Local residents filed complaints with a state agency that oversees paramedics; however, those complaints were dismissed.

The event prompted "widespread public outrage," and a number of commentaries on ethics, linking the event to the bystander effect.

==City of Alameda reaction==
In the aftermath of Zack's death, the City of Alameda contracted with Ruben Grijalva to conduct an investigation and produce a report. His 67-page report "found that the death was caused by a breakdown in communications and a lack of training." In the intervening period, a memo surfaced that contradicted the fire chief's claim that Zack's death was due to a lack of funding for water rescue programs.

==Zack family lawsuit==
In October 2011, members of Zack's birth family filed claims against the City of Alameda and Alameda County, and eventually sued both agencies over Zack's death. In May 2012, Zack's family filed suit in Alameda County Superior Court. (The Alameda County Regional Emergency Communications Center, a.k.a. ACRECC, handles radio dispatch for the City of Alameda Fire Department.) In early 2013, a judge dismissed the lawsuit, saying public safety officials had no legal duty to save Zack.

==Documentary==
In 2015, filmmaker Jaime Longhi released to film festivals his 35-minute documentary Shallow Waters: The Public Death of Raymond Zack which examines events of the day that Zack died. In 2015, the documentary screened at the Awareness Film Festival in Los Angeles, the Global Peace Film Festival in Orlando, Florida, Indiefest in La Jolla, California and won Best Documentary prize at the New Hope Film Festival in 2016. The film screened in Alameda for the first time on January 31, 2016, at the Michaan Auction House Theater at Alameda Point in the presence of many witnesses and the new mayor of Alameda. Zack's mother, Delores Berry, was present as well. It was boycotted by the local fire department.
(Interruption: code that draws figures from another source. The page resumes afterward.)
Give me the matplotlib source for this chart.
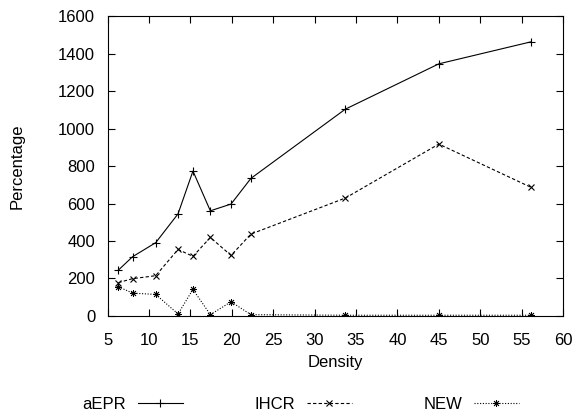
import matplotlib
matplotlib.use("Agg")
import matplotlib.pyplot as plt

plt.rcParams['font.family'] = ['Liberation Sans', 'DejaVu Sans']

density = [6.3, 8.0, 10.8, 13.5, 15.3, 17.4, 19.9, 22.3, 33.7, 45.0, 56.1]
aepr = [245, 316, 391, 545, 773, 561, 597, 734, 1103, 1345, 1462]
ihcr = [178, 199, 215, 355, 318, 419, 323, 437, 629, 917, 687]
new = [156, 122, 115, 11, 142, 7, 76, 7, 4, 4, 4]

fig = plt.figure(figsize=(5.78, 4.16), dpi=100)
ax = fig.add_axes([0.1863, 0.2404, 0.7878, 0.7211])

ax.plot(density, aepr, color='black', lw=0.8, ls='-', marker='+', ms=6, mew=0.8, label='aEPR')
ax.plot(density, ihcr, color='black', lw=0.8, ls=(0, (3, 2)), marker='x', ms=5, mew=0.8, label='IHCR')
ax.plot(density, new, color='black', lw=0.8, ls=(0, (1, 1.5)), marker=(8, 2, 0), ms=5, mew=0.6, label='NEW')

ax.set_xlim(5, 60)
ax.set_ylim(0, 1600)
ax.set_xticks(range(5, 61, 5))
ax.set_yticks(range(0, 1601, 200))
ax.tick_params(direction='in', top=True, right=True, length=5, labelsize=12)
ax.tick_params(axis='x', pad=12)
ax.tick_params(axis='y', pad=9)
for s in ax.spines.values():
    s.set_linewidth(0.8)

ax.set_xlabel("Density", fontsize=12, labelpad=5)
ax.set_ylabel("Percentage", fontsize=12, labelpad=24)

fig.legend(loc='center', bbox_to_anchor=(0.52, 0.028), ncol=3, frameon=False,
           markerfirst=False, fontsize=12, handlelength=2.7, handletextpad=0.7,
           columnspacing=4.3)

fig.savefig("out.png", dpi=100)
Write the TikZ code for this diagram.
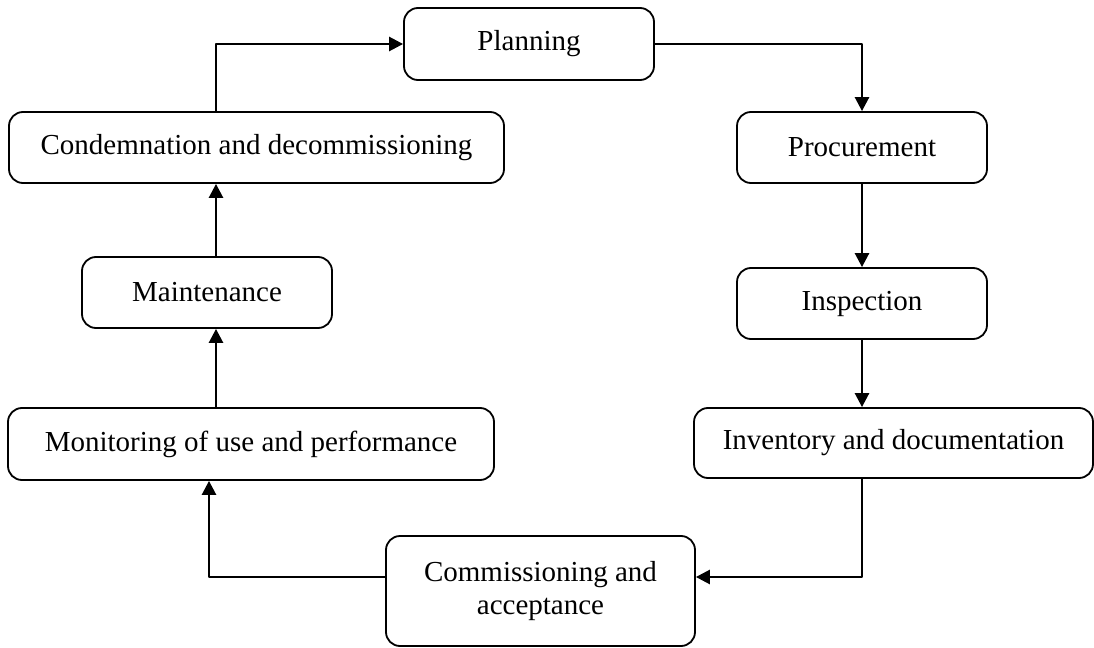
\documentclass[tikz,border=0pt]{standalone}
\usepackage{fontspec}
\setmainfont{Liberation Serif}
\usetikzlibrary{arrows.meta}

\begin{document}
\begin{tikzpicture}[x=0.5pt,y=-0.5pt,>={Triangle[length=7pt,width=7pt]},line join=round,
  stage/.style={draw,line width=0.9pt,rounded corners=7pt,inner sep=0pt,
    minimum height=35.5pt,align=center,font=\fontsize{14.5}{16.5}\selectfont},
  flow/.style={->,line width=1.3pt}]
  \useasboundingbox (0,0) rectangle (1094,648);

  % stages of the cycle
  \node[stage,minimum width=125pt,minimum height=36pt] (plan) at (529,44) {Planning};
  \node[stage,minimum width=125pt] (proc) at (862,147.5) {Procurement};
  \node[stage,minimum width=125pt] (insp) at (862,303.5) {Inspection};
  \node[stage,minimum width=199.5pt,minimum height=35pt] (inv) at (893.5,443) {Inventory and documentation};
  \node[stage,minimum width=154.5pt,minimum height=55pt] (comm) at (540.5,591) {Commissioning and\\acceptance};
  \node[stage,minimum width=243pt,minimum height=36pt] (mon) at (251,444) {Monitoring of use and performance};
  \node[stage,minimum width=125pt] (maint) at (207,292.5) {Maintenance};
  \node[stage,minimum width=247.5pt] (cond) at (256.5,147.5) {Condemnation and decommissioning};

  \coordinate (up) at (216,0);
  \coordinate (back) at (209,0);
  \coordinate (entry) at (0,577);

  \draw[flow] (plan.east) -| (proc.north);
  \draw[flow] (proc.south) -- (insp.north);
  \draw[flow] (insp.south) -- (insp.south |- inv.north);
  \draw[flow] (inv.south -| insp.south) |- (comm.east |- entry);
  \draw[flow] (comm.west |- entry) -| (back |- mon.south);
  \draw[flow] (mon.north -| up) -- (maint.south -| up);
  \draw[flow] (maint.north -| up) -- (cond.south -| up);
  \draw[flow] (cond.north -| up) |- (plan.west);
\end{tikzpicture}
\end{document}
==2017–2018 Alameda City Manager scandal==
In October 2017, Daniel Borenstein of the East Bay Times wrote an opinion piece about the firefighters union's attempt, including through two friendly city council members, to compel the city manager to name Captain Domenick Weaver the new fire chief. Weaver was the firefighter union president at the time of Zack's death. Borenstein's piece linked to an October 2, 2017 letter from the city manager to Alameda City Council, in which she wrote: "[...]The pressure to select [Weaver] as the new fire chief has been intense and unrelenting. Some of the specific instances include: [...] Written correspondence urging the selection of [Weaver] and a two-Councilmember meeting with me to suggest that the selection of their candidate would be in the interest of labor peace and would avoid an incident similar to the one involving Raymond Zack (this thinly veiled threat insults the very notion of good government)[.] [...]" Though Weaver's name was redacted from the letter as it was released by the city, Borenstein's article names Weaver as the candidate who was being promoted by the Union and the Councilmembers for the position.